--- Exercise task ---
In the material below, find each line holding the string "with" and copy it.

--- Task inputs ---
==============================

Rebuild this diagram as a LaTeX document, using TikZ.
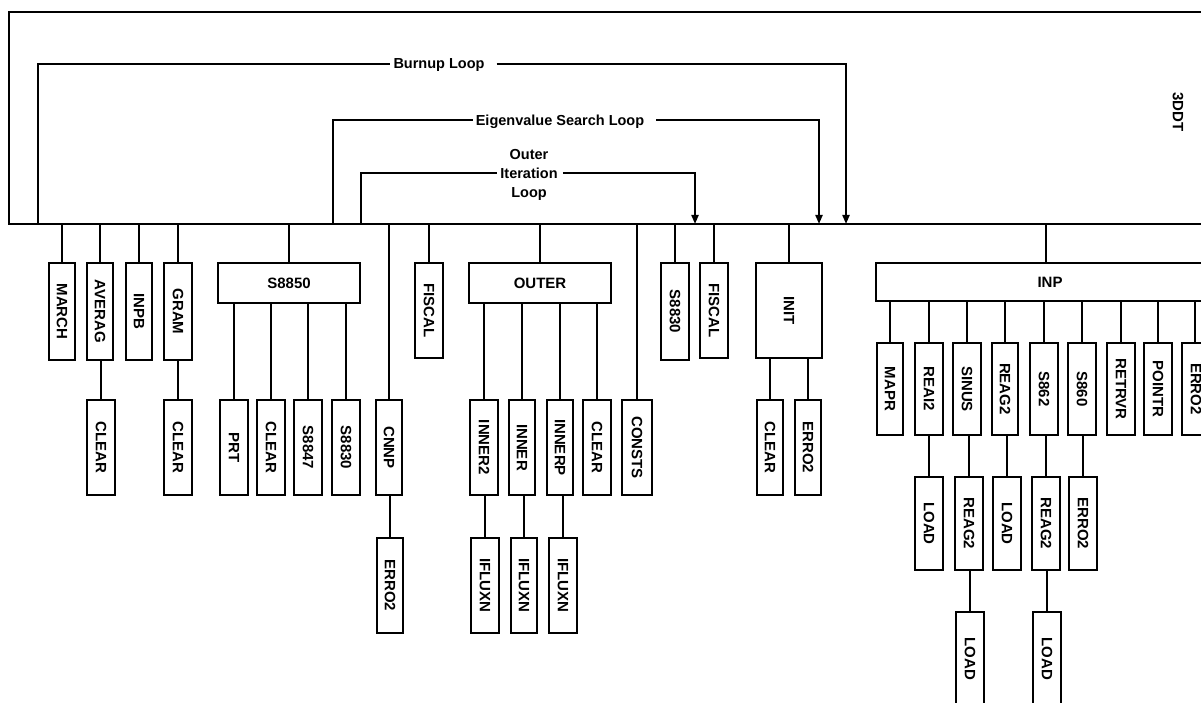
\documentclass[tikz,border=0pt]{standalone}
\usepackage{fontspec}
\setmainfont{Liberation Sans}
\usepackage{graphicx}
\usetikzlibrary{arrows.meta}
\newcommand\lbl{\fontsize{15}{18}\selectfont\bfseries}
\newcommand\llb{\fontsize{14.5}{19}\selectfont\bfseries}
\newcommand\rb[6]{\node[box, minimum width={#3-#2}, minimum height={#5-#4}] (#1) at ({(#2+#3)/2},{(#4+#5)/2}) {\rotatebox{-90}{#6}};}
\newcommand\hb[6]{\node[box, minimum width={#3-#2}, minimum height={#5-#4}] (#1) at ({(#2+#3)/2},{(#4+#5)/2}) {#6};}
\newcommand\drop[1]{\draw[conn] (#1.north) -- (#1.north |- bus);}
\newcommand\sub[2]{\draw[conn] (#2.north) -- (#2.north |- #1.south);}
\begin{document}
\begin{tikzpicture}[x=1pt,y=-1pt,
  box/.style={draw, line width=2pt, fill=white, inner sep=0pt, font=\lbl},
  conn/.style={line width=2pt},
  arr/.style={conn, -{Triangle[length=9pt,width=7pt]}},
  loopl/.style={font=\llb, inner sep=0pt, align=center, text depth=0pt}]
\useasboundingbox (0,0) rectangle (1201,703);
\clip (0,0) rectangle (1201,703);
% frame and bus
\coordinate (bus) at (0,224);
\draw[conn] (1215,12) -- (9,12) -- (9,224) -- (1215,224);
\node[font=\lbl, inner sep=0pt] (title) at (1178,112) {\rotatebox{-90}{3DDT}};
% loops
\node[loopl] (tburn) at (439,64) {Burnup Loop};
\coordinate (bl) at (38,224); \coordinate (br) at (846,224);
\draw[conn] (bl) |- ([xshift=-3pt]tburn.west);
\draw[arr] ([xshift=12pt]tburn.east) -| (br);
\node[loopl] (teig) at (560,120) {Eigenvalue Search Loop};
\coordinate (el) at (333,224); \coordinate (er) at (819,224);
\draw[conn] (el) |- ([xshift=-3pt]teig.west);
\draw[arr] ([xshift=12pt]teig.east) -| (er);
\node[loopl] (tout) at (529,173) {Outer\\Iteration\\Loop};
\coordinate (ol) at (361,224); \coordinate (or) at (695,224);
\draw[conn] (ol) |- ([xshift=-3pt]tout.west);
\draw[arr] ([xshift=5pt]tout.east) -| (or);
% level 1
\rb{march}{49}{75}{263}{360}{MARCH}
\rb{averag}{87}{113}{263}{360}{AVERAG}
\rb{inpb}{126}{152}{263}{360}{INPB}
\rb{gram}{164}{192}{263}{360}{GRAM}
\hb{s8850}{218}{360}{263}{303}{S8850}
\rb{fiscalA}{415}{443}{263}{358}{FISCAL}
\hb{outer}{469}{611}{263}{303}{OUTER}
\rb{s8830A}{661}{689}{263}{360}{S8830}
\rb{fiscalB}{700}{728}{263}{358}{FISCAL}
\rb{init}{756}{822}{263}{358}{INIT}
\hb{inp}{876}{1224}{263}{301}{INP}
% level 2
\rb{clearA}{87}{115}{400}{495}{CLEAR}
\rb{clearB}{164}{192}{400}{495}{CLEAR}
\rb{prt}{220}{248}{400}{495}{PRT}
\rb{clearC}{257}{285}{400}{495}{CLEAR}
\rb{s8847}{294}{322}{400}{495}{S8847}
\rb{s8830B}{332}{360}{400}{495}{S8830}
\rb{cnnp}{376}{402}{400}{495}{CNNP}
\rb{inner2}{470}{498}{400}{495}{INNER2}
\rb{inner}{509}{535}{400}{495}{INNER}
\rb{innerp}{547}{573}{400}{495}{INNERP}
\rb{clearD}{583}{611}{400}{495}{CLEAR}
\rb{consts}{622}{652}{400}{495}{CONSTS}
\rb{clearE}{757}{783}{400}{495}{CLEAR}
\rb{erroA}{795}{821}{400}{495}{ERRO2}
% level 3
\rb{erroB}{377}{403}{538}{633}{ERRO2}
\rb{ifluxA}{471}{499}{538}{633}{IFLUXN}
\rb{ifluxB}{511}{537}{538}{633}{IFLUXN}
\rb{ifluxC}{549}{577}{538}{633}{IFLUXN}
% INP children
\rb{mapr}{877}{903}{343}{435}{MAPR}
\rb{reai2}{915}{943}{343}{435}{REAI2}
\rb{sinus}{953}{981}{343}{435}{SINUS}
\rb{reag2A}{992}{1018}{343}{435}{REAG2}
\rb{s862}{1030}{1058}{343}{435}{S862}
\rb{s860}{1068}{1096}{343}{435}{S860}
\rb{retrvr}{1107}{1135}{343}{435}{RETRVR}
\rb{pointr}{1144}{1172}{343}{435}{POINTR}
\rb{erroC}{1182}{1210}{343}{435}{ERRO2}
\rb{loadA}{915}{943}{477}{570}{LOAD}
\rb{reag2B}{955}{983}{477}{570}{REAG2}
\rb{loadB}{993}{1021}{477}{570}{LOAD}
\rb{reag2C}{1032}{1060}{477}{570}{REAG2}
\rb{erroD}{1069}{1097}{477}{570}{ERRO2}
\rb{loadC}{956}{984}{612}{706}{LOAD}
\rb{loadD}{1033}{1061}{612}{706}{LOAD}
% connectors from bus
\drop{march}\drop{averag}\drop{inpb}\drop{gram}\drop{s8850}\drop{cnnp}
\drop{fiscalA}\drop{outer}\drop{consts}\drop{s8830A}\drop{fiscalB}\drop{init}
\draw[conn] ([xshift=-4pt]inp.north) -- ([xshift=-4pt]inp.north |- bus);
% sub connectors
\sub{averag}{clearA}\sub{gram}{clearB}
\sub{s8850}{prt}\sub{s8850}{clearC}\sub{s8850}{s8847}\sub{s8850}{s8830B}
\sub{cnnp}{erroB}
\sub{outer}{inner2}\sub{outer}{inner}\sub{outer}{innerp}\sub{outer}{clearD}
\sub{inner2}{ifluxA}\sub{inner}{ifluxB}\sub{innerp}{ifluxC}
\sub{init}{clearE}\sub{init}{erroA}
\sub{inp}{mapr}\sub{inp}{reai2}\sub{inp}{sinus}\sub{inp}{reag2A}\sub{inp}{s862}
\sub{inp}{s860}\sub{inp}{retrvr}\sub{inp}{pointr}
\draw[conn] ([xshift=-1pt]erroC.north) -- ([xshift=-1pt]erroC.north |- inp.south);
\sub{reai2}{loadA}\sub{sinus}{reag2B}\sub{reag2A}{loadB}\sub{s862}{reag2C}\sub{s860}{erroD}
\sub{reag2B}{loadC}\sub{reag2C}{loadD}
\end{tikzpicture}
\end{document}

==============================

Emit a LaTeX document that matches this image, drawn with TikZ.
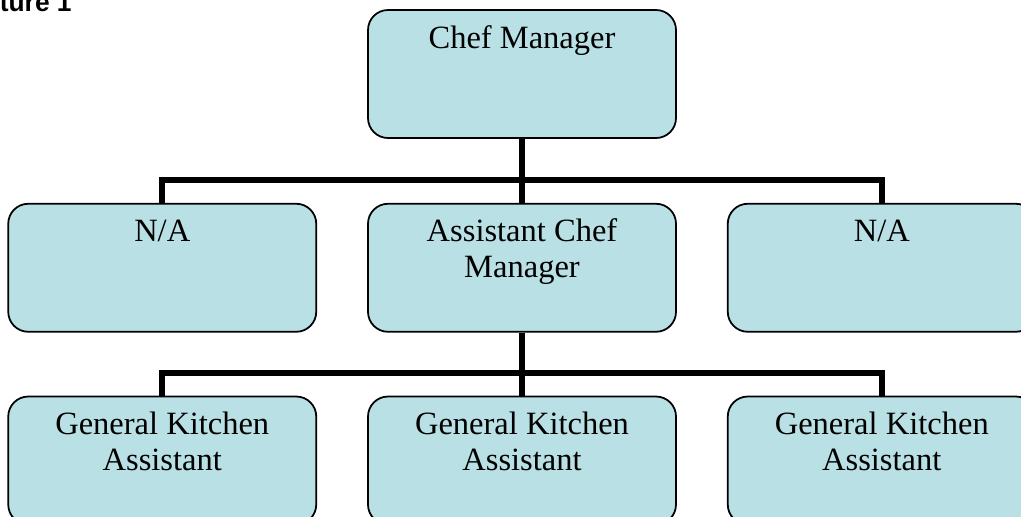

==============================

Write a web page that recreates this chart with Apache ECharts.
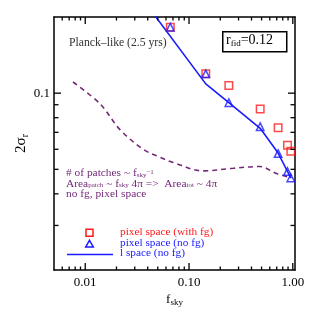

==============================

--- Result of this task ---
Emit a LaTeX document that matches this image, drawn with TikZ.
Write a web page that recreates this chart with Apache ECharts.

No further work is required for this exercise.